Em suas regulares audiências na Comissão Mista de Orçamento, Planos e Fiscalização do Congresso Nacional, contudo, o Presidente do Banco Central, Henrique Meirelles, desde 2003, sempre argumentou que a elevação da taxa básica era o remédio ao qual recorriam as principais nações para controlar a inflação e que os custos fiscais das altas taxas de juros na dívida pública eram as conseqüências indiretas para mantermos a inflação no centro da meta e o país com credibilidade externa.

Qualquer outra análise sobre as razões que poderiam fazer a inflação subir e toda e qualquer alternativa às altas taxas de juros, como propusemos mais de 30 parlamentares de vários partidos entre 2003 e 2005, eram, sempre, descartadas, atacadas e desqualificadas, já antes, também, por Palocci, por Meirelles e demais especialistas com influência no governo e nas colunas econômicas dos principais jornais e emissoras de rádio e TV no País.
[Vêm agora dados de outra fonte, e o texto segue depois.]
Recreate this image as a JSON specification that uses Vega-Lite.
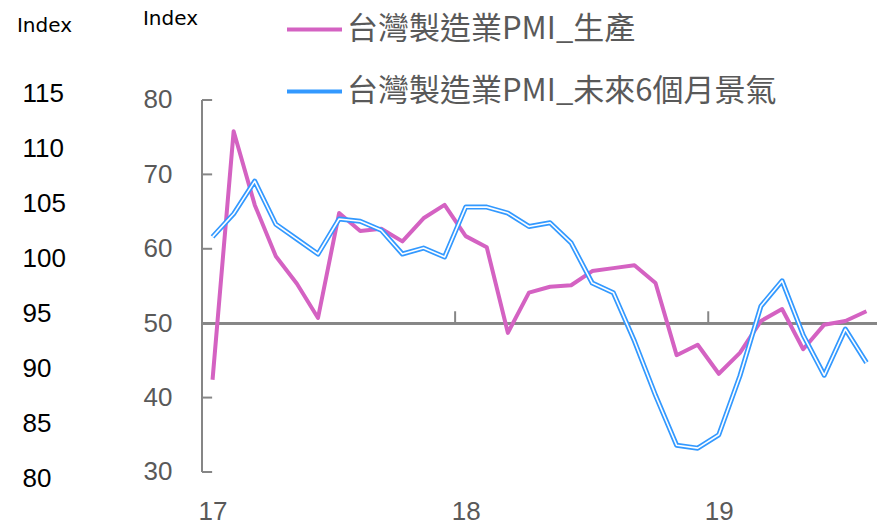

Uma quase religião em macroeconomia e política monetária.

Eis que, de repente, tais luminares parecem não saber explicar porque os preços dos alimentos sobem além do previsto, logo eles, que alardeavam a globalização financeira e suas receitas monetaristas como fator instransponível, universal, determinante, capaz de pautar igualmente com suas conseqüências a vida de todas as nações do planeta.

Frente a tais novidades inflacionárias, recentemente, o Presidente LULA pediu que fossem investigados os rumores de que estaria havendo forte especulação de grupos com ativos financeiros nas aplicações no mercado futuro de alimentos, o que vem acontecendo há tempos, sem que as luzes de Palocci, Meirelles e outros tivessem sido capazes de iluminar e enxergar tais fatos.
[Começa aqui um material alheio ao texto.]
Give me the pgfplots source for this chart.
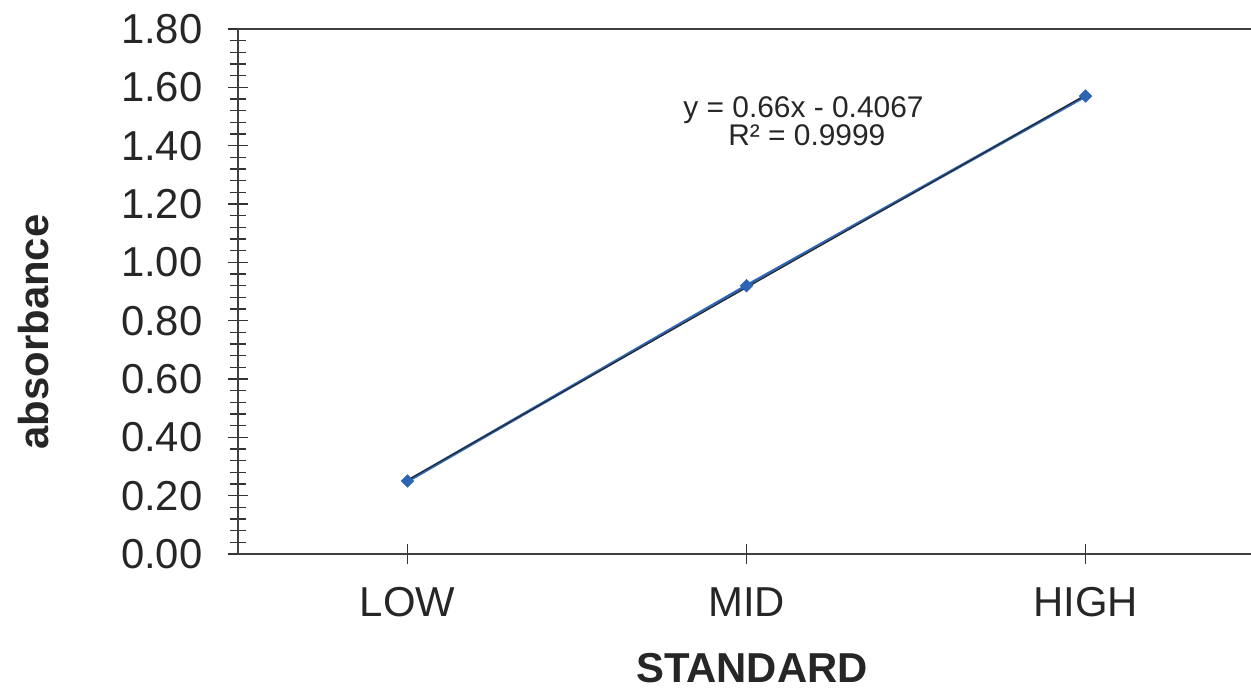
\documentclass[border=0pt]{standalone}
\usepackage{fontspec}
\setmainfont{Liberation Sans}
\usepackage{pgfplots}
\pgfplotsset{compat=1.18}
\definecolor{serblue}{RGB}{46,100,180}
\begin{document}
\begin{tikzpicture}
\begin{axis}[
  scale only axis, width=1013bp, height=525bp,
  xmin=0.5, xmax=3.488, ymin=0, ymax=1.8,
  axis x line*=bottom, axis y line*=left,
  axis line style={line width=1.6bp, color=black!75},
  xtick={1,2,3}, xticklabels={LOW,MID,HIGH},
  ytick={0,0.2,0.4,0.6,0.8,1.0,1.2,1.4,1.6,1.8},
  minor y tick num=4,
  tick align=center,
  major tick length=20bp, minor tick length=16bp,
  every tick/.style={black!80, line width=1.2bp},
  tick label style={font=\fontsize{42}{50}\selectfont, text=black!85},
  yticklabel style={xshift=-22bp, /pgf/number format/.cd, fixed, fixed zerofill, precision=2, assume math mode=true},
  xticklabel style={yshift=-20bp},
  xlabel={STANDARD}, ylabel={absorbance},
  every axis x label/.style={at={(axis description cs:0.5074,-0.2180)},anchor=center,inner sep=1bp,font=\bfseries\fontsize{42}{48}\selectfont, text=black!85},
  every axis y label/.style={at={(axis description cs:-0.2014,0.423)},rotate=90,anchor=center,font=\bfseries\fontsize{42}{48}\selectfont, text=black!85},
  clip=false,
]
\addplot[serblue, line width=3bp, no marks] coordinates {(1,0.25)(2,0.92)(3,1.57)};
\addplot[black!85, line width=1.1bp, no marks] coordinates {(1,0.2533)(2,0.9133)(3,1.5733)};
\addplot[only marks, mark=square*, mark size=4.5bp, mark options={rotate=45, fill=serblue, draw=serblue}] coordinates {(1,0.25)(2,0.92)(3,1.57)};
\draw[black!75, line width=1.6bp] (rel axis cs:0,1) -- (rel axis cs:1,1);
\node[anchor=base, inner sep=0pt, font=\fontsize{30}{34}\selectfont, text=black!85] at (axis cs:2.168,1.495) {y = 0.66x - 0.4067};
\node[anchor=base, inner sep=0pt, font=\fontsize{30}{34}\selectfont, text=black!85] at (axis cs:2.178,1.402) {R² = 0.9999};
\end{axis}
\pgfresetboundingbox
\path[use as bounding box] (-238bp,-137bp) rectangle (1013bp,554bp);
\end{tikzpicture}
\end{document}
Além disso, segundo o economista Guilherme Delgado, do IPEA, a área plantada com cana de açúcar ampliou-se de cinco para 7,04 milhões de hectares (safra 2007-2008), somando a isso a expansão da soja e da pecuária, tão bons têm sido os preços dessas comoditties agrícolas nos últimos anos no mercado internacional. A elevação da área desmatada e da velocidade dos desmatamentos em Mato Grosso e na Amazônia como um todo certamente poderão explicar a ganância desses produtores em levar mais de suas comoditties para o exterior. Enquanto isso o Brasil importa mais bens de capital da China, entra em déficit comercial com a terra de Mão Tse Tung e perde espaço para aquele país em mercados como EUA e Argentina.

A ditadura do pensamento monetarista, mola propulsora do remédio amargo das altas taxas de juros no combate à inflação, embora a tenha mantido, até agora, dentro da meta e das variações admitidas, impôs um ônus duríssimo ao tesouro nacional e aos investimentos públicos. Calcula-se que desde 1999 o País já tenho pagado R$ 1 trilhão de reais só de juros, sem contar a amortização das parcelas da dívida pública vencida, contas amargas para nossa desigualdade social e para um país que passou 12 anos com crescimento pífio e que ainda se mantém abaixo daqueles considerados, como nós, emergentes. Prova disso é que o PAC para infra-estrutura em 2008 prevê 15 vezes menos recursos do que a estimativa de gastos com juros no orçamento da união para esse ano.

Amarga para o crescimento, para a promoção da justiça social e para o tesouro nacional, a conta da ditadura monetarista de uma nota só é, porém, doce, dulcíssima, para a minoria que aplica seus ativos, daqui e de fora, nos títulos do tesouro, ganhando com os juros campeões mundiais e com o pagamento das parcelas da dívida pública.

Meirelles e os que enriquecem com a renda da dívida logo farão um afinado coro afirmando que só com novas subidas da taxa básica se poderá manter a inflação dentro da meta. O Presidente LULA acaba de anunciar um mega pacote de financiamento à produção de alimentos, o que, se funcionar, só trará mais comida às nossas mesas e uma queda nos preços dos alimentos em, no mínimo, seis a oito meses.

Caso tivéssemos olhando antes para outras causas da inflação, para os riscos das especulações no mercado futuro de alimentos e esse crédito houvesse sido liberado anos atrás, certamente não estaríamos agora tendo que aumentar ainda mais os juros, gerando-se mais dívida pública, forçando mais superávit primário e mais saques do tesouro para os que já têm demais num país em que os gastos federais com saúde, educação, ciência e tecnologia e combate à pobreza ainda são quase 2% menores do que com os serviços da dívida pública (dados do projeto de lei para o orçamento federal de 2008, disponíveis na exposição do Ministro Paulo Bernardo, na Comissão Mista de Orçamento, em 18 de outubro de 2007, site www.planejamento.gov.br).

Espera-se que esse episódio nos ajude a romper com a ditadura do pensamento único na macroeconomia brasileira e vozes e estudos como os de Paulo Nogueira Batista Jr., João Sicsu, Luis Fernando de Paula, Celso Furtado, Márcio Pochmann, Tânia Bacelar, Chico Oliveira e outros, não sejam considerados como opções irresponsáveis no tratamento do tema.